Koningin onthult geweven vrijheidsmonument
Koningin Beatrix onthulde vrijdag in Cruquius, bij Haarlem, een metersgroot historisch wandtapijt over de Tachtigjarige Oorlog, waaraan restaurateurs meer dan tien jaar met grote precisie en vakmanschap hebben gewerkt. „Wij weefden met een snelheid van één vierkante centimeter per uur.”
Het ruim 400 jaar oude wandtapijt verbeeldt de Slag bij Rammekens, die in april 1573 werd gevoerd tussen de watergeuzen en de Spanjaarden. Het wandtapijt is zo groot, dat toeschouwers zich al snel met huid en haar bij de zeeslag betrokken voelen. Vanaf hun hooggebouwde schepen schieten de Spanjaarden ver over de hoofden van de opstandige Nederlanders heen. De kogels ploffen in de golven neer.
Koningin Beatrix onthulde het wandtapijt vrijdag in het Noord-Hollandse plaatsje Cruquius, waar Paswerk Textielrestauratie een nieuw onderkomen heeft betrokken. Na het evenement verhuist het geweven kunstwerk, dat 8 meter lang en 3,9 meter breed is, naar Middelburg. Daar zal het worden opgeborgen tot de opening van het Zeeuws Museum. Samen met vijf andere wandtapijten, die ook zeeslagen uit de Tachtigjarige Oorlog afbeelden, krijgt het straks in een van de toonzalen een plaats.
De zes wandtapijten vormen een unieke serie, gewijd aan de overwinningen van de Zeeuwse watergeuzen op de Spanjaarden in de eerste helft van de Tachtigjarige Oorlog, rond 1600. Ze zijn in die periode gemaakt, in opdracht van de Staten van Zeeland. Die hadden er destijds een grote som geld voor over. De bekroning van het zesluik is een zogenaamd schoorsteenstuk van Willem van Oranje.

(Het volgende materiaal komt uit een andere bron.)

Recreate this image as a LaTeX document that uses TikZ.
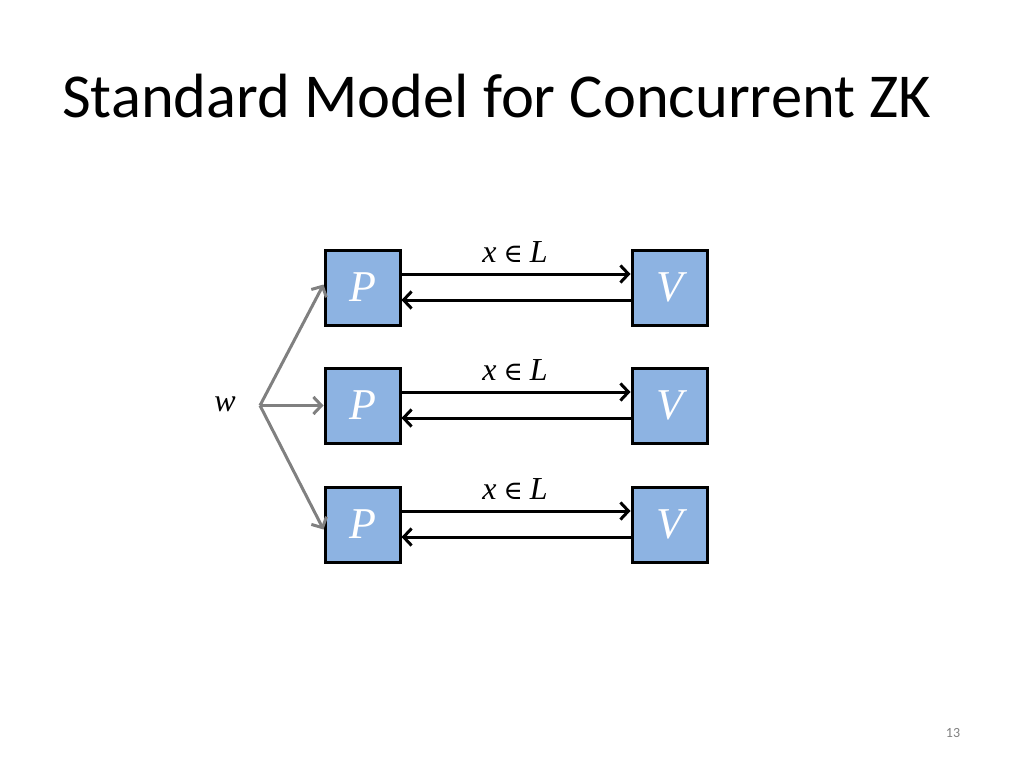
\documentclass[tikz,border=0pt]{standalone}
\usepackage{fontspec}
\setmainfont{Carlito}
\newfontfamily\mvar{Liberation Serif}
\newfontfamily\msym{DejaVu Serif}
\usetikzlibrary{arrows.meta}
\definecolor{boxblue}{HTML}{8DB3E2}
\definecolor{arrgray}{HTML}{808080}
\newcommand{\mv}[1]{{\mvar\itshape #1}}
\begin{document}
\begin{tikzpicture}[x=1pt,y=-1pt,
  party/.style={draw=black,line width=3pt,fill=boxblue,minimum width=75pt,minimum height=75pt,inner sep=0pt,text=white,font=\fontsize{44}{48}\selectfont},
  msg/.style={line width=3pt,-{Straight Barb[length=8pt,width=17pt,line width=3pt]}},
  feed/.style={arrgray,line width=3pt,-{Straight Barb[length=8pt,width=17pt,line width=3pt]}},
  lbl/.style={font=\fontsize{32}{36}\selectfont}]
\useasboundingbox (0,0) rectangle (1024,768);
\node[anchor=base west,font=\fontsize{62.5}{66}\selectfont,inner sep=0pt] (title) at (62,117) {Standard Model for Concurrent ZK};
\foreach \r/\y in {1/287.5,2/405.5,3/524.5}{
  \node[party] (P\r) at (362.5,\y) {\mv{P}};
  \node[party] (V\r) at (669.5,\y) {\mv{V}};
  \draw[msg] ([yshift=13.5pt]P\r.east) -- ([yshift=13.5pt]V\r.west);
  \draw[msg] ([yshift=-12.5pt]V\r.west) -- ([yshift=-12.5pt]P\r.east);
  \node[lbl] (L\r) at (515,\y-35) {\mv{x}\hspace{7pt}{\msym\fontsize{26}{30}\selectfont ∈}\hspace{7pt}\mv{L}};
}
\node[lbl] (w) at (225,404) {\mv{w}};
\coordinate (src) at (260,405.5);
\draw[feed] (src) -- ([yshift=3pt]P1.west);
\draw[feed] (src) -- (P2.west);
\draw[feed] (src) -- ([yshift=-5pt]P3.west);
\node[text=arrgray,font=\fontsize{14}{16}\selectfont] (num) at (953,733) {13};
\end{tikzpicture}
\end{document}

Met de wandtapijten, die destijds opgehangen werden in een logeervertrek van prins Maurits, had het provinciebestuur van Zeeland een helder doel voor ogen. Zij werden, volgens de opdracht aan de Delftse wever Francois Spierincx, geweven „tot eerbiedige memorie voor de nakomelingen.” Boven het tapijt over de slag bij Bergen op Zoom (1574) staat in het Latijn: „Aanschouwt de slag, daar is hersteld de vrijheid, godsdienst en het vaderland.”
In 1955 besloten de Staten van Zeeland de wandtapijten te laten restaureren. De kleuren waren verbleekt, doordat vooral de zijde in het kunstwerk in de loop van de eeuwen van slechte kwaliteit was geworden. „De tapijten bestaan voor 40 procent uit zijde, voor 60 procent uit wol. Zijde is weliswaar duurder, maar geeft een wandtapijt een prachtige, driedimensionale uitstraling. Het punt is wel dat wol veel sterker is”, zegt Tijnie de Goede van Oude Nieuwland, verantwoordelijk voor de restauratie.
Het herstel van de ”Rammekens” is voor het textielatelier de grootste klus in zijn geschiedenis geweest, aldus Tijnie de Goede. De afgelopen tien jaar is er door een keur van wevers aan gewerkt. Zij kopieerden eerst de figuren van het tapijt op papier. Daarna knipten zij de zijde uit het kunstwerk weg en weefden ze nieuwe draden in.
Een immense klus, zegt Daphne Thorn Leeson. Zij werkte de afgelopen jaren fulltime aan het wandtapijt: per week 32 uur. „Na een uur ben je een vierkante centimeter verder. Vooral de gelaatsuitdrukkingen van mensen zijn lastig. Wat ook niet eenvoudig is, is het weven van de planken in een schip. Die moeten evenwijdig aan elkaar zijn. Al met al heb ik enorm van het werk genoten.”
Tijnie de Goede erkent dat de wijze van restaureren nogal drastisch is: eeuwenoude zijde wordt vervangen door splinternieuwe. „Dat is een gecompliceerde keuze geweest, maar uiteindelijk hebben we die toch gemaakt, omdat onze collega’s in de jaren vijftig voor deze aanpak hebben gekozen. Zij deden dat met de kennis van toen. Wij hebben dat voortgezet omdat de eenheid van het zestal anders verloren zou gaan.”